The game works incredibly well in virtual reality. Your body moves as shifts along with your head, further fueling the illusion you’re a character inside this world. The latest version of the Oculus Rift hardware allows you to lean in and out to explore the environment and to get a closer look at the motion tracker. The sense of place, of being inside the world of an Alien film or game, is hard to describe. It’s like waking up inside one of your favorite nightmares.
"That was mostly with the Creative Assembly team. They reached out and basically said, I believe, that they wanted to do a vertical slice of the game for E3 with Rift support," Mitchell told Polygon. The game’s development team threw a number of resources at the demo and worked with the Oculus team to change the necessary parts of the game significantly to make it work in VR. This wasn’t stapled-on support for the Rift, everything from the UI to the menus looked great and worked well in virtual reality.
"I told them the first time I played it that you don’t want to have any jump scares. Anything can be a jump scare, it’s really easy to scare people that way," Luckey explained. "So you notice the Alien, when it sees you it doesn’t instantly fly at you. It will stop and look at you for a second, take a slower step, and then go fast. Even if hadn’t have run behind the corner, if you had just stood there, you would have had a brief stare down with it."
"It's a slow, nightmarish death."
It doesn’t feel like the creature comes out of nowhere and kills you, the effect is more like being hunted. You look each other in the eye, and then it takes you by force and kills you. You have time to think about the fact you’re going to die. It’s terrifying.
"It makes a big difference," Luckey continued. "It’s not easy to tune AI like that and still have it be believable. They did a good job. It’s good at seeing you close up but far away it’s not. It will look, it will peer, and then it will figure out you’re there and go for you."
"That made it way better than when it’s a jump scare," he said.

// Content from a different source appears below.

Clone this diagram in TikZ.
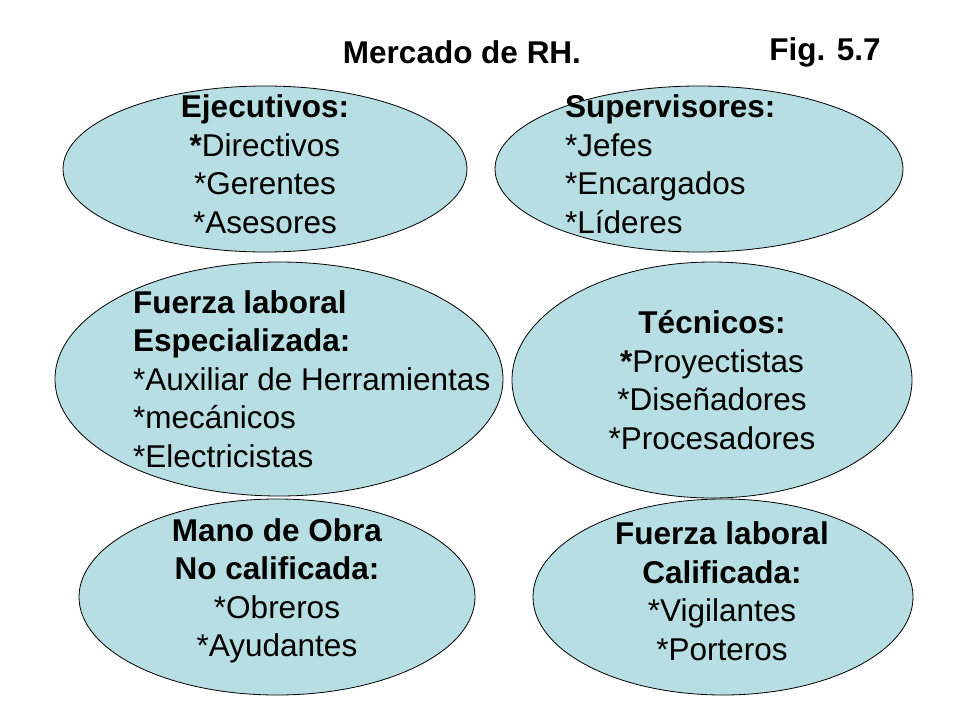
\documentclass[tikz,border=0pt]{standalone}
\usepackage{fontspec}
\setmainfont{Liberation Sans}
\begin{document}
\begin{tikzpicture}[x=1pt,y=-1pt,
  ell/.style={draw=black,line width=0.8pt,fill=ellfill},
  txt/.style={font=\fontsize{31.5}{38.5}\selectfont,inner sep=0pt}]
\definecolor{ellfill}{HTML}{B7DEE2}
\useasboundingbox (0,0) rectangle (960,720);
\draw[ell] (265,169) ellipse [x radius=202,y radius=83];
\draw[ell] (699,169) ellipse [x radius=204,y radius=83];
\draw[ell] (279,379) ellipse [x radius=224,y radius=117];
\draw[ell] (712,380) ellipse [x radius=200,y radius=118];
\draw[ell] (277,597) ellipse [x radius=198,y radius=98];
\draw[ell] (723,597) ellipse [x radius=190,y radius=98];
\node[txt,font=\fontsize{31.5}{36}\selectfont\bfseries] (t1) at (462,52) {Mercado de RH.};
\node[txt,font=\fontsize{31.5}{36}\selectfont\bfseries] (t2) at (825,52) {Fig. 5.7};
\node[txt,align=center] (a) at (265,164) {\textbf{Ejecutivos:}\\\textbf{*}Directivos\\*Gerentes\\*Asesores};
\node[txt,align=left,anchor=west] (b) at (565,164) {\textbf{Supervisores:}\\*Jefes\\*Encargados\\*Líderes};
\node[txt,align=left,anchor=west] (c) at (133,379) {\textbf{Fuerza laboral}\\\textbf{Especializada:}\\*Auxiliar de Herramientas\\*mecánicos\\*Electricistas};
\node[txt,align=center] (d) at (712,380) {\textbf{Técnicos:}\\\textbf{*}Proyectistas\\*Diseñadores\\*Procesadores};
\node[txt,align=center] (e) at (277,591) {\textbf{Mano de Obra}\\\textbf{No calificada:}\\*Obreros\\*Ayudantes};
\node[txt,align=center] (f) at (722,591) {\textbf{Fuerza laboral}\\\textbf{Calificada:}\\*Vigilantes\\*Porteros};
\end{tikzpicture}
\end{document}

The portion of the game I tried at E3 was a tech demo, but there’s a possibility that the positive reaction to the game at E3 will help make a full VR release attractive to Sega and Creative Assembly. The little piece I played was enough to convince me that would be a great idea, at least for players who don’t mind a bit of terror with their games.

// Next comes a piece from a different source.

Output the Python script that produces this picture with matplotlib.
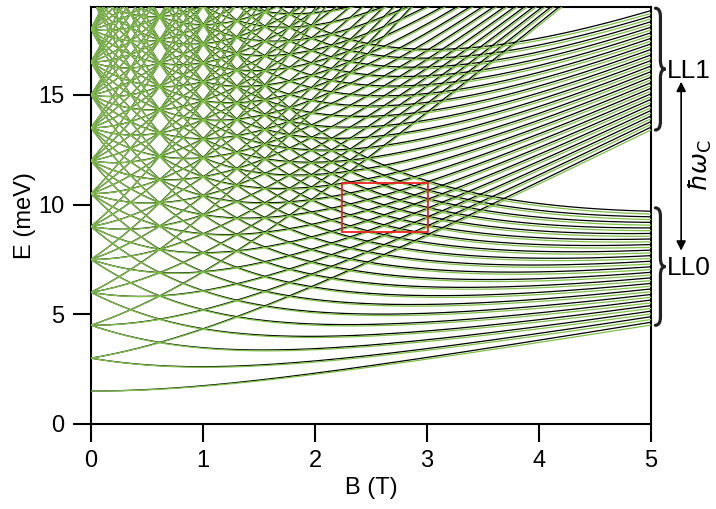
import numpy as np
import matplotlib
matplotlib.use("Agg")
import matplotlib.pyplot as plt
from matplotlib.path import Path
from matplotlib.patches import PathPatch, Rectangle

plt.rcParams['font.family'] = ['Liberation Sans', 'DejaVu Sans']
plt.rcParams['mathtext.fontset'] = 'dejavusans'

# values
hw0 = 1.5             # meV, level spacing at B = 0
hwc_per_T = 1.728     # meV/T, cyclotron energy (LL0 -> LL1 gap)
zeeman_per_T = 0.0255 # meV/T, splitting black/green
n_values = list(range(0, 9))
l_values = list(range(-20, 21))
B = np.linspace(0, 5, 501)

box_B = [2.24, 3.01]
box_E = [8.77, 11.0]

fig = plt.figure(figsize=(7.16, 5.09), dpi=100)
ax = fig.add_axes([0.1271, 0.167, 0.782, 0.819])

hwc = hwc_per_T * B
hW = np.sqrt(hw0**2 + hwc**2 / 4)
ez = zeeman_per_T * B

for n in n_values:
    for l in l_values:
        E = (2*n + abs(l) + 1) * hW - l * hwc / 2
        ax.plot(B, E + ez/2, color='black', lw=0.9, zorder=2)
for n in n_values:
    for l in l_values:
        E = (2*n + abs(l) + 1) * hW - l * hwc / 2
        ax.plot(B, E - ez/2, color='#80c248', lw=0.9, zorder=3)

ax.add_patch(Rectangle((box_B[0], box_E[0]), box_B[1]-box_B[0], box_E[1]-box_E[0],
                       fill=False, edgecolor='#ee2222', lw=1.3, zorder=5))

ax.set_xlim(0, 5)
ax.set_ylim(0, 19)
ax.set_xticks([0, 1, 2, 3, 4, 5])
ax.set_yticks([0, 5, 10, 15])
ax.tick_params(direction='out', length=13, width=1.5, labelsize=17, pad=6)
for s in ax.spines.values():
    s.set_linewidth(1.5)
ax.set_xlabel('B (T)', fontsize=17, labelpad=3)
ax.set_ylabel('E (meV)', fontsize=17, labelpad=2)


def brace(x, ylo, yhi, w):
    ym = (ylo + yhi) / 2
    d = (yhi - ylo) * 0.07
    verts = [(x, yhi), (x + w/2, yhi), (x + w/2, yhi - d),
             (x + w/2, ym + d), (x + w/2, ym), (x + w, ym),
             (x + w/2, ym), (x + w/2, ym - d),
             (x + w/2, ylo + d), (x + w/2, ylo), (x, ylo)]
    codes = [Path.MOVETO, Path.CURVE3, Path.CURVE3, Path.LINETO,
             Path.CURVE3, Path.CURVE3, Path.CURVE3, Path.CURVE3,
             Path.LINETO, Path.CURVE3, Path.CURVE3]
    ax.add_patch(PathPatch(Path(verts, codes), fill=False, lw=2.3,
                           edgecolor='#222222', clip_on=False, capstyle='round'))


brace(5.04, 13.4, 18.95, 0.09)
brace(5.04, 4.5, 9.85, 0.09)
ax.text(5.14, 16.1, 'LL1', fontsize=19, va='center', ha='left')
ax.text(5.14, 7.1, 'LL0', fontsize=19, va='center', ha='left')
ax.annotate('', xy=(5.27, 15.6), xytext=(5.27, 7.9), annotation_clip=False,
            arrowprops=dict(arrowstyle='<|-|>', color='black', lw=1.2,
                            mutation_scale=14, shrinkA=0, shrinkB=0))
ax.text(5.44, 11.8, r'$\hbar\omega_\mathrm{C}$', fontsize=18, rotation=90,
        va='center', ha='center')

fig.savefig('out.png', dpi=100)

To drive that point home, Creative Assembly had to work out a way for the Xenomorph to kill you from behind. It doesn’t grab your head and wrench your view around, which could be uncomfortable in VR, and also would be just another jump scare.
"It jams its tail spike through you," Luckey said, pantomiming the motion of having the long, leathery alien appendage explode through your chest. "So you look down, and you look up and it’s over you."
"It’s a slow, nightmarish death," he said with enthusiasm.